• _Stored data_:
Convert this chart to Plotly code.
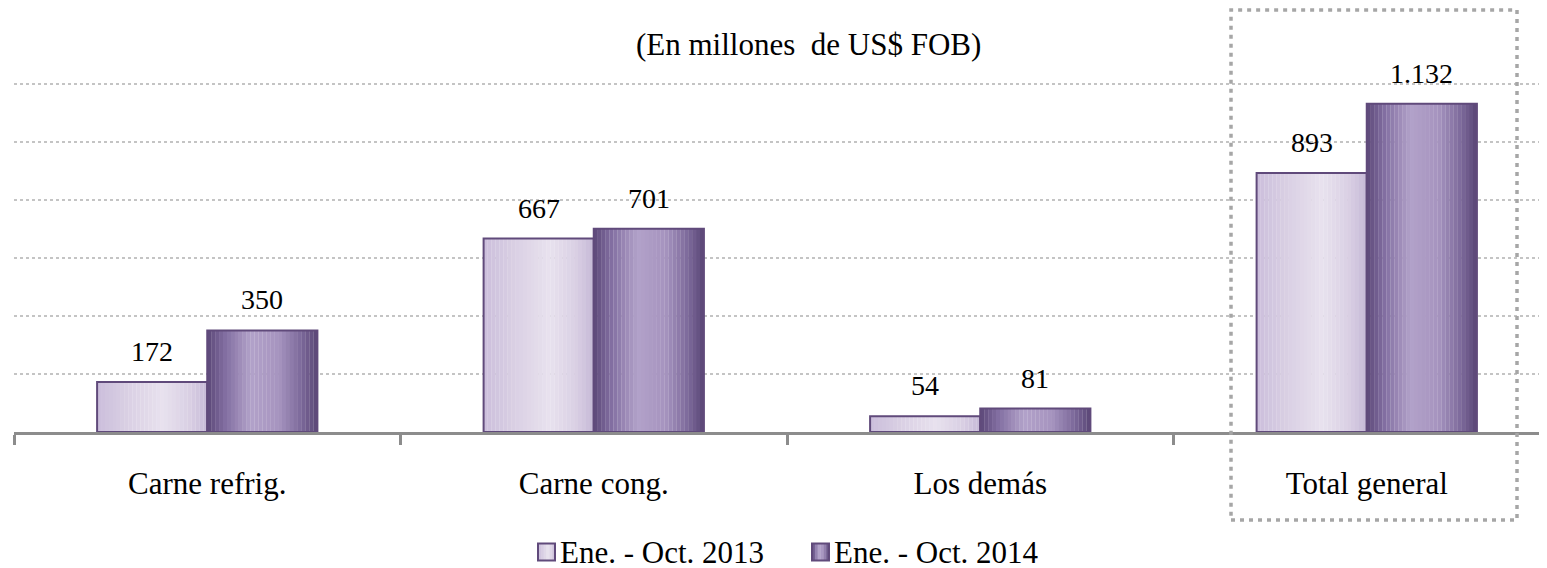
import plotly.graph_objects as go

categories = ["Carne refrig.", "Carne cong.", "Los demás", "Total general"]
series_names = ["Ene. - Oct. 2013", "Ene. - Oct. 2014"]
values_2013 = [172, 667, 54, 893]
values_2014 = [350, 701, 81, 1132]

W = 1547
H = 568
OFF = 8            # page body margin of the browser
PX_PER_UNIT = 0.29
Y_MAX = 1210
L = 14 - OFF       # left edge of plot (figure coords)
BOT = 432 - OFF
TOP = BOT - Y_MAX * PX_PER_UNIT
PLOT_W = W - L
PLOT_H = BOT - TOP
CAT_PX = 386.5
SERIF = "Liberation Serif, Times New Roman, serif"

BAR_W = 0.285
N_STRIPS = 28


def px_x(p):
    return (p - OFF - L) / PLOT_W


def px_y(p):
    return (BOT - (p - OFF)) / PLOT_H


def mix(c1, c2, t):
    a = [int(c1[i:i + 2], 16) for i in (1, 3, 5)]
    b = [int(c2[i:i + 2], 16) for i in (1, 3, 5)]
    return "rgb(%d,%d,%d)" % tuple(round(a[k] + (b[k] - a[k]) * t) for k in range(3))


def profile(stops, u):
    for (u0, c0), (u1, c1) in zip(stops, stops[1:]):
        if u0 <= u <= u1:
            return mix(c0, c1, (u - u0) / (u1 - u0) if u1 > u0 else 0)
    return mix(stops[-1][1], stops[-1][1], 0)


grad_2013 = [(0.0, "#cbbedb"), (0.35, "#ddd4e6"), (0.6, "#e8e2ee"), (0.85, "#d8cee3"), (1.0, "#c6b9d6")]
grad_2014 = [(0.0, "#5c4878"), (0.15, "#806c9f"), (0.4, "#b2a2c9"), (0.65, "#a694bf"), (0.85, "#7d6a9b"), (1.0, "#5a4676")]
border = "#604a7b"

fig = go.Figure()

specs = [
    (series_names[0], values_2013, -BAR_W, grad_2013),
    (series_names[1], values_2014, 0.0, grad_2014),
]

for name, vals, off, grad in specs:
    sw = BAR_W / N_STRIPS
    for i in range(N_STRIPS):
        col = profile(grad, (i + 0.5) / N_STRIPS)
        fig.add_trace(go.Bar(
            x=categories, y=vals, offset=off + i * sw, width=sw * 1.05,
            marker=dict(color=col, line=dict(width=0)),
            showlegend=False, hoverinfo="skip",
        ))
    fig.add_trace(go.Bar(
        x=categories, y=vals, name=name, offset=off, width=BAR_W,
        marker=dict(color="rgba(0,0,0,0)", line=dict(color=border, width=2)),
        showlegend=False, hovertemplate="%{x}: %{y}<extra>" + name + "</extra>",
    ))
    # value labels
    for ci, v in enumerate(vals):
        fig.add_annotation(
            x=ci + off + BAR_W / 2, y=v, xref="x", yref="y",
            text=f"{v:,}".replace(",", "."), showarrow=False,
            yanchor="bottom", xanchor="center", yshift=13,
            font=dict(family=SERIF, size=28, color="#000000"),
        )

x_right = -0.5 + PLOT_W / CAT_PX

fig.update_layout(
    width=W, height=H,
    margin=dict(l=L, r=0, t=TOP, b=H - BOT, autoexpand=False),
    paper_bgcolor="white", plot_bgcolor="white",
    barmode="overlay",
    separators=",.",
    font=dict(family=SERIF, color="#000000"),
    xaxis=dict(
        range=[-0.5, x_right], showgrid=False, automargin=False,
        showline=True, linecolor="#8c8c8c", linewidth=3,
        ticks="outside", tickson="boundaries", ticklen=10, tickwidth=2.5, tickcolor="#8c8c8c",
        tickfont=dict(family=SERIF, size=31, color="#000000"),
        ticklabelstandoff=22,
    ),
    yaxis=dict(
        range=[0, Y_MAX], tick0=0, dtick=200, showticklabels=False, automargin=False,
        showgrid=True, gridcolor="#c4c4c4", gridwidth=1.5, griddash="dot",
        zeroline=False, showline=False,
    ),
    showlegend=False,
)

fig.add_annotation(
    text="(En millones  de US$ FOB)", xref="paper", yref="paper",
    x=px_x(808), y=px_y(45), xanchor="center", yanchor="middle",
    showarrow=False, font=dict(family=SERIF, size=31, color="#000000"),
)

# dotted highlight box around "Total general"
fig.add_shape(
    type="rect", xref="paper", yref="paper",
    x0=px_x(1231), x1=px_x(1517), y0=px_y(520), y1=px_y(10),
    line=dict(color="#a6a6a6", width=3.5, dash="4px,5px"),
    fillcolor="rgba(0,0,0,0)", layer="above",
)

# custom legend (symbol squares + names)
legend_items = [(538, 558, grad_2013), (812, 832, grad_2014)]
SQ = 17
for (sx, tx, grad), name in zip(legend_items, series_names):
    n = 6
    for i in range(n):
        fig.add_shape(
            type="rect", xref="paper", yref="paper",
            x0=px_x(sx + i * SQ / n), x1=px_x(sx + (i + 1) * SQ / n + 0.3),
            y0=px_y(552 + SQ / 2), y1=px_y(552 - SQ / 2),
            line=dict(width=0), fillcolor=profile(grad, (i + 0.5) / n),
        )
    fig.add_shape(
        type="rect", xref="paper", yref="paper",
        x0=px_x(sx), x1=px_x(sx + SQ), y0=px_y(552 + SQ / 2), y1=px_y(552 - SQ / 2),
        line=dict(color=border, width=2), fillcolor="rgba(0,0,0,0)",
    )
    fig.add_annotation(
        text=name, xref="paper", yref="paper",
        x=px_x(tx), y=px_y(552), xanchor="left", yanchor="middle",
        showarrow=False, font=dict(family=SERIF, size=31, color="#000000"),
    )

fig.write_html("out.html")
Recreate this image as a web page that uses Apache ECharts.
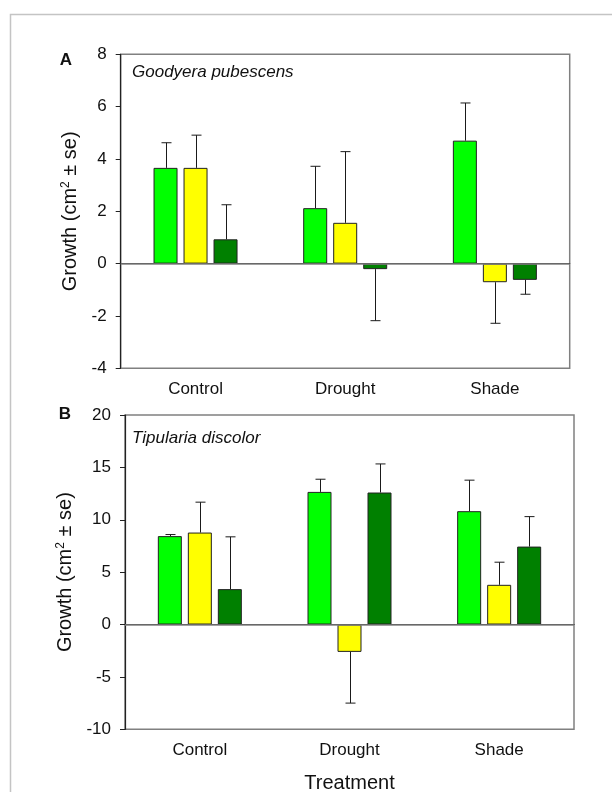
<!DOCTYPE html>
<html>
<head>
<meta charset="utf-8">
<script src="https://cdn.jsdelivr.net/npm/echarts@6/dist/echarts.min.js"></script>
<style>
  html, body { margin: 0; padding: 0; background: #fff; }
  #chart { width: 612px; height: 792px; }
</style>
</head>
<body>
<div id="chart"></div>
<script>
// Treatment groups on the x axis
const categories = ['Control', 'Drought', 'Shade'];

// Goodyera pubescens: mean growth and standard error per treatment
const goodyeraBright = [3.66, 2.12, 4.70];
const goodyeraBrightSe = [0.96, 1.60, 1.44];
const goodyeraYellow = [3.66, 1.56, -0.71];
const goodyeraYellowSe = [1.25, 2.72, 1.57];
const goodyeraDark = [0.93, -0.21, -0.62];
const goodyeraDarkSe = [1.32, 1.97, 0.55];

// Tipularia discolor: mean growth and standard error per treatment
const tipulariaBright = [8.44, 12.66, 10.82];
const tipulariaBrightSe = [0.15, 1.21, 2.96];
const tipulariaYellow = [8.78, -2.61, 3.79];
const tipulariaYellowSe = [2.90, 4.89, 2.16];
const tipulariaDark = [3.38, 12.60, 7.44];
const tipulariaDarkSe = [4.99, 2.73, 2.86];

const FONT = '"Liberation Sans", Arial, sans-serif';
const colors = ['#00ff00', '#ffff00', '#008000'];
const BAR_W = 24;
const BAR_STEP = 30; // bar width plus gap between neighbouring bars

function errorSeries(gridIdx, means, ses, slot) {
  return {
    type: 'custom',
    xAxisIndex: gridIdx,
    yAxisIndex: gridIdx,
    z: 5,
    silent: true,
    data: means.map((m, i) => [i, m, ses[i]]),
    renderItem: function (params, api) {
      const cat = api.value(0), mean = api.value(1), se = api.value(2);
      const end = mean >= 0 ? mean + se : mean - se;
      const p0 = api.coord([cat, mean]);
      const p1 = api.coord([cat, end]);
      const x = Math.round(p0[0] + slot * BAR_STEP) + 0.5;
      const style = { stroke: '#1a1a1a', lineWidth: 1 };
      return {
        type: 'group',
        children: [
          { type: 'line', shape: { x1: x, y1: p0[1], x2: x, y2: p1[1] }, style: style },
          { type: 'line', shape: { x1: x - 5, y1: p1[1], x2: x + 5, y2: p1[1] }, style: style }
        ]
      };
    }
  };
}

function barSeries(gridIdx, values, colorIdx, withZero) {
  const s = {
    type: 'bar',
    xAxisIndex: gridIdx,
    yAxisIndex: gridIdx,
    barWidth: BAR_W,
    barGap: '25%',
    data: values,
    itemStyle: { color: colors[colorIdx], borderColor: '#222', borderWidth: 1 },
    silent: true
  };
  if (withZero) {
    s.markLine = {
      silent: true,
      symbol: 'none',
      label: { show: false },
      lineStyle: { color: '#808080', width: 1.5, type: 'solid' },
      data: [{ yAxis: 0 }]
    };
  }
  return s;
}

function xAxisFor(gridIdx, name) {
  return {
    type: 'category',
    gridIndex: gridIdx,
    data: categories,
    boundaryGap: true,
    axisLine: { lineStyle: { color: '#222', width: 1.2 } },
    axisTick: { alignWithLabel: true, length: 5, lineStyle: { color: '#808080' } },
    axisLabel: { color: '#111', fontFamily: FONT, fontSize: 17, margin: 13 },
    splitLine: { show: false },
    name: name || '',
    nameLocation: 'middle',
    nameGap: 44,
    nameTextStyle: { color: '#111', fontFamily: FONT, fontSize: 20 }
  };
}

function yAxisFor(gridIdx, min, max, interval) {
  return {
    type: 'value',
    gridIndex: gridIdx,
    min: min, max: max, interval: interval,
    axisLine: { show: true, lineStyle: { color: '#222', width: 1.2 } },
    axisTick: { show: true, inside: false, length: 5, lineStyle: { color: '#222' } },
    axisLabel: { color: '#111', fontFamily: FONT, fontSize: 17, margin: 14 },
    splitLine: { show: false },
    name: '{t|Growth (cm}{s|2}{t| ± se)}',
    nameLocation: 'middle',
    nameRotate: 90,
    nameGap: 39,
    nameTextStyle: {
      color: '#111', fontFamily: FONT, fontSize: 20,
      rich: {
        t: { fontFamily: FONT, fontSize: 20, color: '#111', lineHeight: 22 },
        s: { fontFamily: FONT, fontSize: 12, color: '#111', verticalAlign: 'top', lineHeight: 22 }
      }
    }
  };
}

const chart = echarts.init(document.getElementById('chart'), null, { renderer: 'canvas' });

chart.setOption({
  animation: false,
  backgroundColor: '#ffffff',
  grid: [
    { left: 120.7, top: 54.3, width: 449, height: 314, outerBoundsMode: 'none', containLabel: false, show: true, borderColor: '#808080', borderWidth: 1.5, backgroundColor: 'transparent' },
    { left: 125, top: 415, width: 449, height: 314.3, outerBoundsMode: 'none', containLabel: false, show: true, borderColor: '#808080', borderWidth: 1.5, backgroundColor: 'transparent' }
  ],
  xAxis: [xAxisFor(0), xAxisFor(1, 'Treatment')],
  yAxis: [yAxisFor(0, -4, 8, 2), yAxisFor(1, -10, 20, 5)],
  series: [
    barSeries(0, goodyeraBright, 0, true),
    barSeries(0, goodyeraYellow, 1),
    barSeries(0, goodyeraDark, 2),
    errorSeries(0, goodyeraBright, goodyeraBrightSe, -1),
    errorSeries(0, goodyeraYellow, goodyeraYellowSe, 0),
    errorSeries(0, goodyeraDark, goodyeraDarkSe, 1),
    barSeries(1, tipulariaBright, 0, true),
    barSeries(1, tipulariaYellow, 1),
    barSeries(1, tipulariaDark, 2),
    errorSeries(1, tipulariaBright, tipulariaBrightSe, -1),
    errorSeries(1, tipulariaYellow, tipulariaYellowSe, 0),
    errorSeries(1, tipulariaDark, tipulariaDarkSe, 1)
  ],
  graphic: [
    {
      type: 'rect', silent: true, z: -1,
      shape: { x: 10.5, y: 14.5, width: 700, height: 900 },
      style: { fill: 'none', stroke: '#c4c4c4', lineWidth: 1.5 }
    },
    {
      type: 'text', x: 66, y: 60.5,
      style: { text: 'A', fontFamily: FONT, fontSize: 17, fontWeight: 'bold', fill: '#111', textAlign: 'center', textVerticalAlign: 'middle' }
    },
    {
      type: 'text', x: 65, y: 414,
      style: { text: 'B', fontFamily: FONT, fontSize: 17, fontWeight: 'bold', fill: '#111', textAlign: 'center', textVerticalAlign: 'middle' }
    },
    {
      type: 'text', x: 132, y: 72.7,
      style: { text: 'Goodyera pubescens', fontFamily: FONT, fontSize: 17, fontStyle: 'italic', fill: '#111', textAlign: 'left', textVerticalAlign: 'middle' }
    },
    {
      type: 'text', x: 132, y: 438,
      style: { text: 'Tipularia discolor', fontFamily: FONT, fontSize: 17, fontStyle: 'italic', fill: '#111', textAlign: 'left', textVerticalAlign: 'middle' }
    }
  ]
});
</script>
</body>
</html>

• _Problem requirements_:
Begin at the first line of the entries above and return each line exactly, stopping after the line that contains "values_2014 = [350, 701, 81, 1132]". Pictures do not belong in the copy.

• _Task response_:
Convert this chart to Plotly code.
import plotly.graph_objects as go

categories = ["Carne refrig.", "Carne cong.", "Los demás", "Total general"]
series_names = ["Ene. - Oct. 2013", "Ene. - Oct. 2014"]
values_2013 = [172, 667, 54, 893]
values_2014 = [350, 701, 81, 1132]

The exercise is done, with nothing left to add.